GIVEN INSTRUCTION → Whenever a line below holds the word "page", copy that line.

SUPPLIED MATERIAL →
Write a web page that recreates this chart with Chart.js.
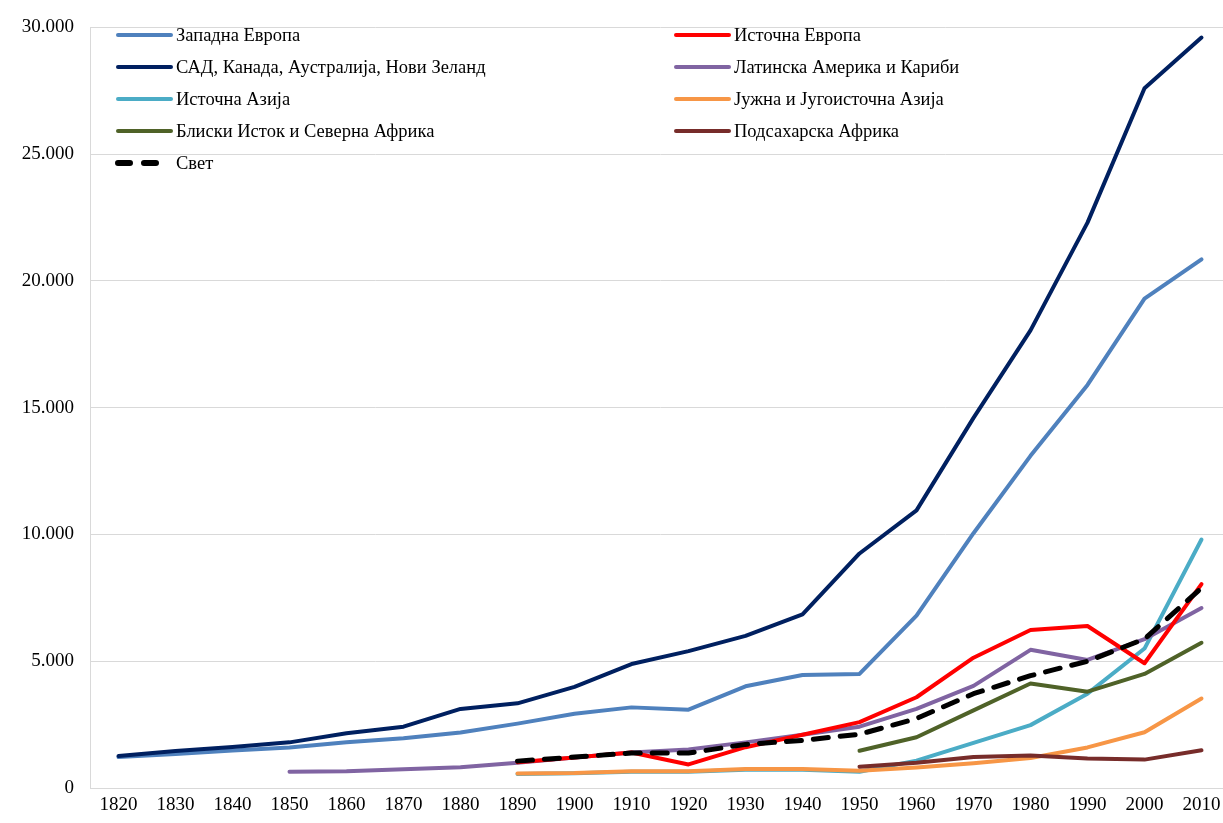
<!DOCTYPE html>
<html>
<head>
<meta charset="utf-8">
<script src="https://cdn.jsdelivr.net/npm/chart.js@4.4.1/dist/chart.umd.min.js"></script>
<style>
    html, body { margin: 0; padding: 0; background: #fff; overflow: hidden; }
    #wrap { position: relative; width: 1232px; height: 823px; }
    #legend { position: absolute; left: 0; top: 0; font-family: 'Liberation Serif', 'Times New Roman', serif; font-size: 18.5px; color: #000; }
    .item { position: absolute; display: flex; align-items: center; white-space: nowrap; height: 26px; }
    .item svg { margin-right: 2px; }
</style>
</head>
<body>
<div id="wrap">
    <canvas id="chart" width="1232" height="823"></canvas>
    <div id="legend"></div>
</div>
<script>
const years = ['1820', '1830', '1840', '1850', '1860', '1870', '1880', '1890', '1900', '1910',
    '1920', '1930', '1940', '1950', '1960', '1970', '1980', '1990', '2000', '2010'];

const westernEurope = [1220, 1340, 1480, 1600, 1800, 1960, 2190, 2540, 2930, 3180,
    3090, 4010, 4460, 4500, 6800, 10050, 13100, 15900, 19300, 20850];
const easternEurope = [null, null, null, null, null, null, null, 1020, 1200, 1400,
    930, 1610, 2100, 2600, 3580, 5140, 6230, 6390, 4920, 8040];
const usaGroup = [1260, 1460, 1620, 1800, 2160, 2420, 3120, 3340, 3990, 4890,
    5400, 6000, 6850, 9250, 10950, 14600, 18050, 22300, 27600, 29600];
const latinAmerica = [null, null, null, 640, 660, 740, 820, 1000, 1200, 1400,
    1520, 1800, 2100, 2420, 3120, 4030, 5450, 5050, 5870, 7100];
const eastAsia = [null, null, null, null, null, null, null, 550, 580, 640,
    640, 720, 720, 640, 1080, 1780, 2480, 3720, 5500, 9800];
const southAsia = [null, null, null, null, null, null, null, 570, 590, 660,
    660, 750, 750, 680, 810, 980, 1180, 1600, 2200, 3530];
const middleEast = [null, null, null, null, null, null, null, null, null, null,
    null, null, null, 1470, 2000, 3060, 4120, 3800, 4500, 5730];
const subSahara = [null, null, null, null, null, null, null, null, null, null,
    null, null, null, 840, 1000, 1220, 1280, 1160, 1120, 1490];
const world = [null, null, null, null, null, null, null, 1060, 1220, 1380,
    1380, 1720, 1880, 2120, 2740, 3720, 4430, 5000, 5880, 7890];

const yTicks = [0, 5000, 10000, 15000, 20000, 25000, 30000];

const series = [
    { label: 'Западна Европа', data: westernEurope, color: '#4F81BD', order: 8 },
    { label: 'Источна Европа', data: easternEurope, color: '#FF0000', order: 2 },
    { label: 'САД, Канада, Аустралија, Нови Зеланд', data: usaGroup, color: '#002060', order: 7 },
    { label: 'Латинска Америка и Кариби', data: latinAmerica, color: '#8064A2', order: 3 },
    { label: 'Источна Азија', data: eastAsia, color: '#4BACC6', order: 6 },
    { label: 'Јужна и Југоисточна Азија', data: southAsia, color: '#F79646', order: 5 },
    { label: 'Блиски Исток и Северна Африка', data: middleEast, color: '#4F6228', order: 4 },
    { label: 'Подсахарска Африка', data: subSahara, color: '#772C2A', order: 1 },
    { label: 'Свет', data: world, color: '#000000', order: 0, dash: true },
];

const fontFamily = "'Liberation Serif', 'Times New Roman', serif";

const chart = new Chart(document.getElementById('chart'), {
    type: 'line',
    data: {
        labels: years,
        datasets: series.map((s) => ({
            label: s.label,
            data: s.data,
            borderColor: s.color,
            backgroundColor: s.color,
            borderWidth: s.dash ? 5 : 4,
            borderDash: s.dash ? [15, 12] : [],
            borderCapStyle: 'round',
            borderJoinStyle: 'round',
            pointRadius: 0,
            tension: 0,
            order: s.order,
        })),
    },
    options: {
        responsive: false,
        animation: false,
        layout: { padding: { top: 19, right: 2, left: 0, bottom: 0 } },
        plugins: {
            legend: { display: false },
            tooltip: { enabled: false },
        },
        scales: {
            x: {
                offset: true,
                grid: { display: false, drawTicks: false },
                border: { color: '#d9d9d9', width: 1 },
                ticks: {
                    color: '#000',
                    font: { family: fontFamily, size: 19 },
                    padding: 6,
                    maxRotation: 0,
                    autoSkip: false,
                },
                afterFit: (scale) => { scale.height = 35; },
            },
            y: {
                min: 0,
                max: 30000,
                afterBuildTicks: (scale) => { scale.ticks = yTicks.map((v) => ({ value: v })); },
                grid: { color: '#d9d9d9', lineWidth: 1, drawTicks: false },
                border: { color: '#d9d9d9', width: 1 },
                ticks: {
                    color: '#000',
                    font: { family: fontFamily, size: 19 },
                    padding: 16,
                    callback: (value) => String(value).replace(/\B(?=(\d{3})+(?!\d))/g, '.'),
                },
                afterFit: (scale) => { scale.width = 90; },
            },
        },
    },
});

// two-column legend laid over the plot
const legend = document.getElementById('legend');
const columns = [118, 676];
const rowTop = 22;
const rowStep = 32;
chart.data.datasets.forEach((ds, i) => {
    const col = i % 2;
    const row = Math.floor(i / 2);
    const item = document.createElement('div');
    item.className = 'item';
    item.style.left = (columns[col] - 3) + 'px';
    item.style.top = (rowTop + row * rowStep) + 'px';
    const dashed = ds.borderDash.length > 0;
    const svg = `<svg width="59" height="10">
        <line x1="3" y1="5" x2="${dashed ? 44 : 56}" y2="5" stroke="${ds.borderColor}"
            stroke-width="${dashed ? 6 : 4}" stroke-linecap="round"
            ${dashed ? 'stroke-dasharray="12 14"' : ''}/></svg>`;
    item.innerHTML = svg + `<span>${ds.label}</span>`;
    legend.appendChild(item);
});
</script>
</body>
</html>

==

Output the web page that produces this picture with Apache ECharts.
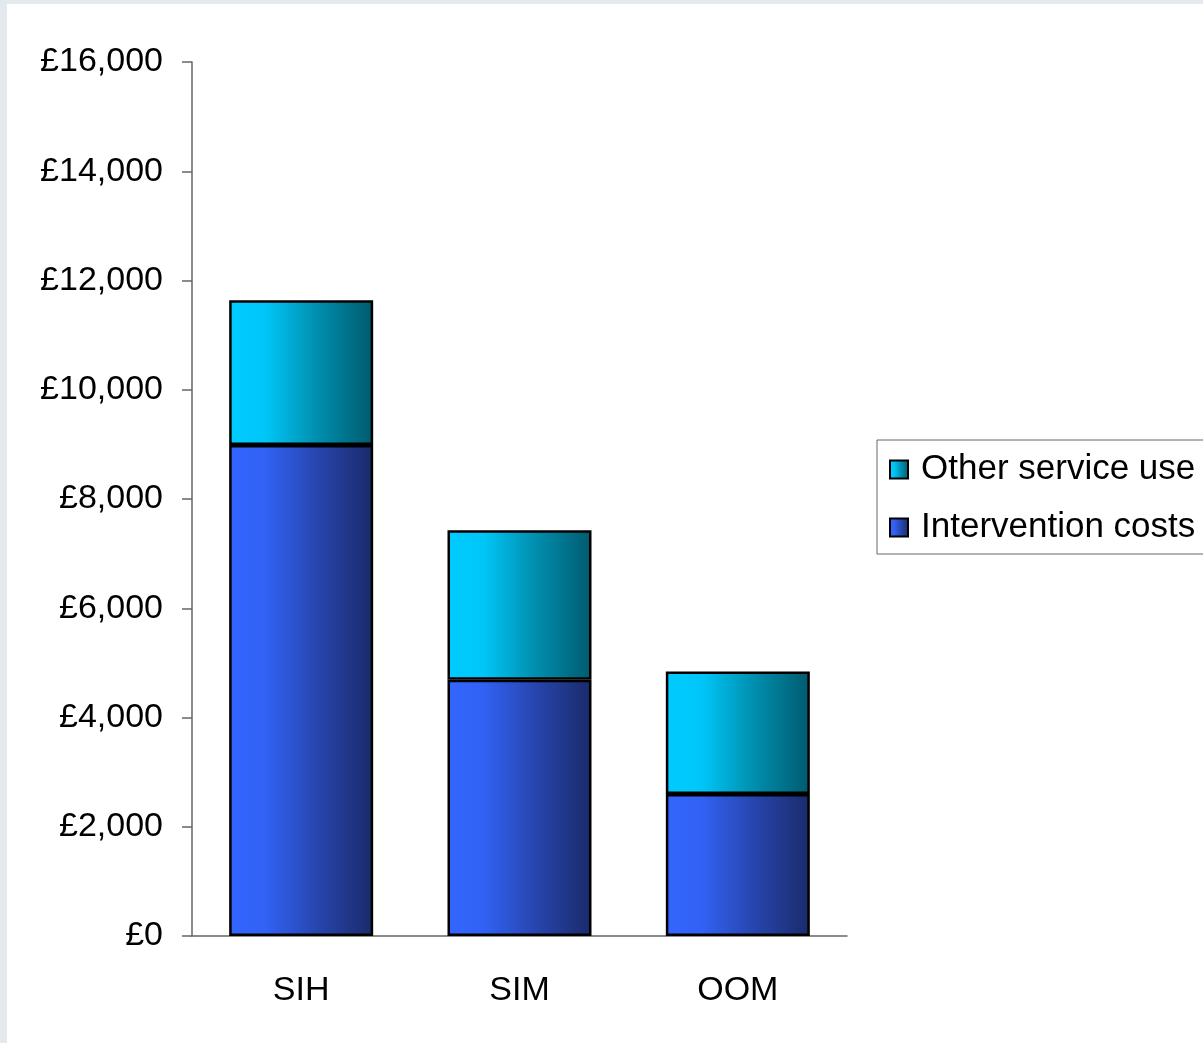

EXERCISE RESULT →
Write a web page that recreates this chart with Chart.js.
Output the web page that produces this picture with Apache ECharts.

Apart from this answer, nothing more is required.